Построились в колонны, развернули знамена и лозунги: «Долой Временное правительство!», «Долой Милюкова и Гучкова!», «Да здравствует Совет рабочих и солдатских депутатов!». Так, с отрядом вооруженной рабочей милиции во главе, шли до угла Садовой и Невского. И только милиция да часть манифестантов дошли до Инженерной улицы, как на них из подворотен и подъездов выскочили несколько групп. Здесь были великовозрастные и совсем сопляки, в котелках и картузах, юнкера и гимназисты.
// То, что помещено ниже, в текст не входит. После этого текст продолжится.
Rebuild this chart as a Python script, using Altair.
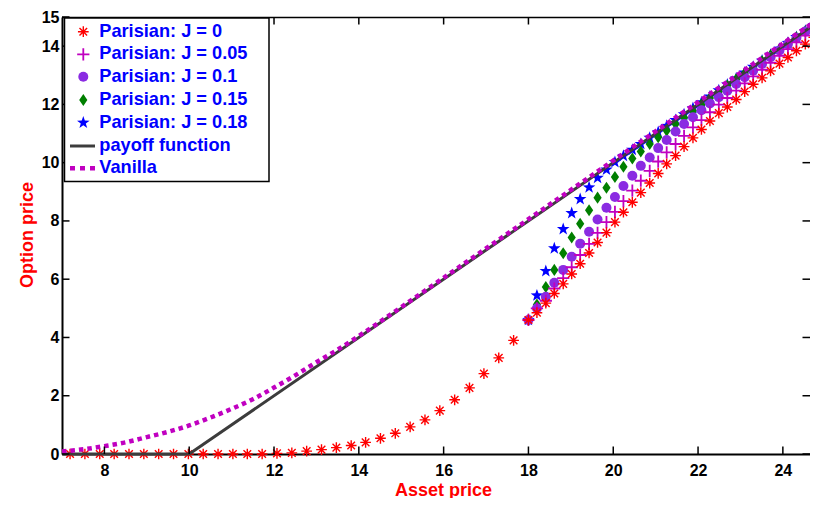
import altair as alt
import pandas as pd

# ---------------- data ----------------
x_ticks = [8, 10, 12, 14, 16, 18, 20, 22, 24]
y_ticks = [0, 2, 4, 6, 8, 10, 12, 14, 15]

# Parisian J = 0 before the barrier region
j0_left_x = [7.19, 7.54, 7.89, 8.23, 8.58, 8.93, 9.28, 9.63, 9.98, 10.33, 10.68,
             11.03, 11.37, 11.72, 12.07, 12.42, 12.77, 13.12, 13.47, 13.82, 14.16,
             14.51, 14.86, 15.21, 15.56, 15.91, 16.26, 16.61, 16.95, 17.30, 17.65]
j0_left_y = [0, 0, 0, 0, 0, 0, 0, 0, 0, 0, 0, 0, 0, 0, 0.02, 0.04, 0.10, 0.15,
             0.22, 0.29, 0.40, 0.54, 0.71, 0.93, 1.17, 1.49, 1.86, 2.27, 2.76, 3.30, 3.90]

# common grid from 18 onwards
par_x = [18.00, 18.20, 18.41, 18.61, 18.82, 19.02, 19.22, 19.43, 19.63, 19.84,
         20.04, 20.24, 20.45, 20.65, 20.86, 21.06, 21.26, 21.47, 21.67, 21.88,
         22.08, 22.28, 22.49, 22.69, 22.90, 23.10, 23.30, 23.51, 23.71, 23.92,
         24.12, 24.32, 24.53, 24.73]
j0_y = [4.60, 4.85, 5.18, 5.51, 5.84, 6.18, 6.53, 6.90, 7.26, 7.60, 7.96, 8.30,
        8.64, 8.97, 9.30, 9.63, 9.96, 10.24, 10.55, 10.85, 11.14, 11.43, 11.70,
        11.91, 12.17, 12.44, 12.69, 12.91, 13.15, 13.40, 13.61, 13.84, 14.07, 14.30]
j005_y = [4.60, 5.00, 5.26, 5.68, 6.04, 6.41, 6.83, 7.21, 7.59, 7.96, 8.31, 8.68,
          9.04, 9.38, 9.72, 10.04, 10.35, 10.64, 10.92, 11.21, 11.46, 11.73, 11.99,
          12.22, 12.47, 12.72, 12.96, 13.19, 13.43, 13.67, 13.90, 14.13, 14.36, 14.58]
j01_y = [4.60, 5.00, 5.40, 5.88, 6.32, 6.77, 7.22, 7.63, 8.05, 8.45, 8.82, 9.20,
         9.55, 9.89, 10.18, 10.50, 10.78, 11.07, 11.33, 11.56, 11.80, 12.03, 12.25,
         12.47, 12.70, 12.93, 13.16, 13.39, 13.62, 13.85, 14.07, 14.29, 14.50, 14.71]
j015_y = [4.60, 5.13, 5.73, 6.32, 6.89, 7.43, 7.90, 8.37, 8.80, 9.14, 9.51, 9.86,
          10.14, 10.38, 10.64, 10.87, 11.10, 11.33, 11.55, 11.78, 12.00, 12.22, 12.44,
          12.65, 12.86, 13.07, 13.27, 13.48, 13.69, 13.89, 14.10, 14.30, 14.51, 14.71]
j018_y = [4.60, 5.44, 6.28, 7.06, 7.72, 8.27, 8.75, 9.15, 9.48, 9.76, 10.02, 10.23,
          10.44, 10.64, 10.85, 11.05, 11.26, 11.46, 11.66, 11.87, 12.07, 12.27, 12.48,
          12.68, 12.89, 13.09, 13.29, 13.50, 13.70, 13.91, 14.11, 14.31, 14.52, 14.72]

payoff_x = [7, 10, 24.83]
payoff_y = [0, 0, 14.83]

van_x = [7, 7.5, 8, 8.5, 9, 9.5, 10, 10.5, 11, 11.5, 12, 12.5, 13, 13.5, 14,
         15, 16, 18, 20, 22, 24, 24.83]
van_y = [0.09, 0.16, 0.27, 0.40, 0.58, 0.76, 0.98, 1.25, 1.55, 1.88, 2.28, 2.70,
         3.15, 3.58, 4.05, 5.04, 6.05, 8.06, 10.07, 12.08, 14.09, 14.92]

legend_labels = ["Parisian: J = 0", "Parisian: J = 0.05", "Parisian: J = 0.1",
                 "Parisian: J = 0.15", "Parisian: J = 0.18", "payoff function", "Vanilla"]

# ---------------- styles ----------------
W, H = 748, 437
FONT = "Liberation Sans"
RED, MAG, PUR, GRN, BLU, GRY = "#ff0000", "#c000c0", "#8a2be2", "#007f00", "#0000ff", "#3c3c3c"

ASTER = "M0,-1L0,1M-1,0L1,0M-0.71,-0.71L0.71,0.71M-0.71,0.71L0.71,-0.71"
PLUS = "M0,-1L0,1M-1,0L1,0"
DIAM = "M0,-1L0.68,0L0,1L-0.68,0Z"
STAR = ("M0,-1L0.235,-0.324L0.951,-0.309L0.38,0.124L0.588,0.809L0,0.4"
        "L-0.588,0.809L-0.38,0.124L-0.951,-0.309L-0.235,-0.324Z")

xs = alt.Scale(domain=[7, 24.64], nice=False, zero=False)
ys = alt.Scale(domain=[0, 15], nice=False, zero=False)

x_axis = alt.Axis(values=x_ticks, title="Asset price", ticks=False, grid=False,
                  domainColor="black", domainWidth=2, labelFont=FONT, labelFontSize=16,
                  labelFontWeight="bold", labelColor="black", labelPadding=8,
                  labelFlush=False, labelOverlap=False, titleFont=FONT, titleFontSize=18,
                  titleFontWeight="bold", titleColor=RED, titleX=381, titleY=41,
                  titleAlign="center", titleBaseline="alphabetic")
y_axis = alt.Axis(values=y_ticks, title="Option price", ticks=False, grid=False,
                  domainColor="black", domainWidth=2, labelFont=FONT, labelFontSize=16,
                  labelFontWeight="bold", labelColor="black", labelPadding=3,
                  labelFlush=False, labelOverlap=False, titleFont=FONT, titleFontSize=18,
                  titleFontWeight="bold", titleColor=RED, titleX=-30, titleY=217.5,
                  titleAlign="center", titleBaseline="alphabetic", titleAngle=270)


def X(f):
    return alt.X(f, type="quantitative", scale=xs, axis=x_axis)


def Y(f):
    return alt.Y(f, type="quantitative", scale=ys, axis=y_axis)


def df(xv, yv):
    return pd.DataFrame({"x": xv, "y": yv})


S_AST, S_PLUS, S_CIR, S_DIA, S_STAR = 115, 150, 100, 145, 175

layers = []

# markers (J = 0.18 first so the J = 0 asterisks end up on top)
layers.append(alt.Chart(df(par_x, j018_y)).mark_point(
    shape=STAR, filled=True, size=S_STAR, color=BLU, opacity=1).encode(x=X("x"), y=Y("y")))
layers.append(alt.Chart(df(par_x, j015_y)).mark_point(
    shape=DIAM, filled=True, size=S_DIA, color=GRN, opacity=1).encode(x=X("x"), y=Y("y")))
layers.append(alt.Chart(df(par_x, j01_y)).mark_point(
    shape="circle", filled=True, size=S_CIR, color=PUR, opacity=1).encode(x=X("x"), y=Y("y")))
layers.append(alt.Chart(df(par_x, j005_y)).mark_point(
    shape=PLUS, filled=False, size=S_PLUS, color=MAG, strokeWidth=1.8, opacity=1
).encode(x=X("x"), y=Y("y")))
layers.append(alt.Chart(df(j0_left_x + par_x, j0_left_y + j0_y)).mark_point(
    shape=ASTER, filled=False, size=S_AST, color=RED, strokeWidth=1.4, opacity=1
).encode(x=X("x"), y=Y("y")))

# lines
layers.append(alt.Chart(df(payoff_x, payoff_y)).mark_line(
    color=GRY, strokeWidth=3).encode(x=X("x"), y=Y("y")))
layers.append(alt.Chart(df(van_x, van_y)).mark_line(
    color=MAG, strokeWidth=4.5, strokeDash=[4.5, 4], strokeCap="butt",
    interpolate="monotone").encode(x=X("x"), y=Y("y")))

# inward tick marks and top border
tick_style = dict(color="black", strokeWidth=1.5)
xt = pd.DataFrame({"x": x_ticks})
yt = pd.DataFrame({"y": y_ticks})
layers.append(alt.Chart(xt).mark_rule(**tick_style).encode(
    x=X("x"), y=alt.value(H), y2=alt.value(H - 7.5)))
layers.append(alt.Chart(xt).mark_rule(**tick_style).encode(
    x=X("x"), y=alt.value(0), y2=alt.value(7.5)))
layers.append(alt.Chart(yt).mark_rule(**tick_style).encode(
    y=Y("y"), x=alt.value(0), x2=alt.value(7.5)))
layers.append(alt.Chart(yt).mark_rule(**tick_style).encode(
    y=Y("y"), x=alt.value(W - 7.5), x2=alt.value(W)))
layers.append(alt.Chart(pd.DataFrame({"a": [0]})).mark_rule(color="black", strokeWidth=1.6).encode(
    x=alt.value(0), x2=alt.value(W + 10), y=alt.value(0.5)))

# legend box
one = pd.DataFrame({"a": [0]})
layers.append(alt.Chart(one).mark_rect(fill="white", stroke="black", strokeWidth=1.5).encode(
    x=alt.value(2.5), x2=alt.value(207), y=alt.value(1), y2=alt.value(164.5)))

rows = [14.7, 37.3, 59.7, 83.0, 105.7, 129.0, 151.3]
sym_x = 21.3
legend_syms = [
    dict(shape=ASTER, filled=False, size=S_AST, color=RED, strokeWidth=1.4),
    dict(shape=PLUS, filled=False, size=S_PLUS, color=MAG, strokeWidth=1.8),
    dict(shape="circle", filled=True, size=S_CIR, color=PUR),
    dict(shape=DIAM, filled=True, size=S_DIA, color=GRN),
    dict(shape=STAR, filled=True, size=S_STAR, color=BLU),
]
for i, sty in enumerate(legend_syms):
    layers.append(alt.Chart(one).mark_point(opacity=1, **sty).encode(
        x=alt.value(sym_x), y=alt.value(rows[i])))
layers.append(alt.Chart(one).mark_rule(color=GRY, strokeWidth=3).encode(
    x=alt.value(8), x2=alt.value(33), y=alt.value(rows[5])))
layers.append(alt.Chart(one).mark_rule(color=MAG, strokeWidth=4.5, strokeDash=[5, 5],
                                       strokeCap="butt").encode(
    x=alt.value(8), x2=alt.value(33), y=alt.value(rows[6])))
for i, lab in enumerate(legend_labels):
    layers.append(alt.Chart(pd.DataFrame({"t": [lab]})).mark_text(
        align="left", baseline="middle", font=FONT, fontSize=18.2, fontWeight="bold",
        color=BLU).encode(x=alt.value(37.3), y=alt.value(rows[i]), text="t:N"))

chart = alt.layer(*layers).properties(
    width=W, height=H,
    padding={"left": 54, "top": 9, "right": 0, "bottom": 44},
    autosize=alt.AutoSizeParams(type="none"),
    background="white",
).configure_view(stroke=None)

chart.save("out.html", embed_options={"renderer": "svg", "actions": False})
С криками «Бей большевиков!», «Бей ленинцев!» они кинулись к знаменам и лозунгам, стали вырывать их из рук демонстрантов.
Завязалась драка.
Милиция металась в растерянности: стрелять было нельзя и пробиться сквозь ряды демонстрантов тоже. В руках нападавших мелькали железные прутья, кастеты, ножи, револьверы. Неслись стоны, истошные вопли. Со стороны Невского раздались выстрелы. Стали падать раненые, убитые…
Алексеев нес вместе с Панюхиным лозунг «Долой Милюкова!» Когда к нему подскочили два парня и молча рванули из рук древко, он поначалу даже не понял, в чем дело. А лозунг, уже разорванный пополам, валялся на мостовой. Потом прыжком кинулся на того, кто ломал древко, вцепился руками в горло, хотя в кармане был наган, но в это время сзади ударили чем-то вдоль спины и он, закричав от боли, свалился наземь.
Домой его отвезли — идти не мог. Удар железным прутом пришелся по спине и левому плечу. Рука висела плетью. Но утром Алексеев приплелся в райком.
С утра до ночи в эти дни шли заседания в райкоме партии, в Петросовете, где каждый большевик был на счету — 65 человек, едва лишь каждый десятый из всех депутатов.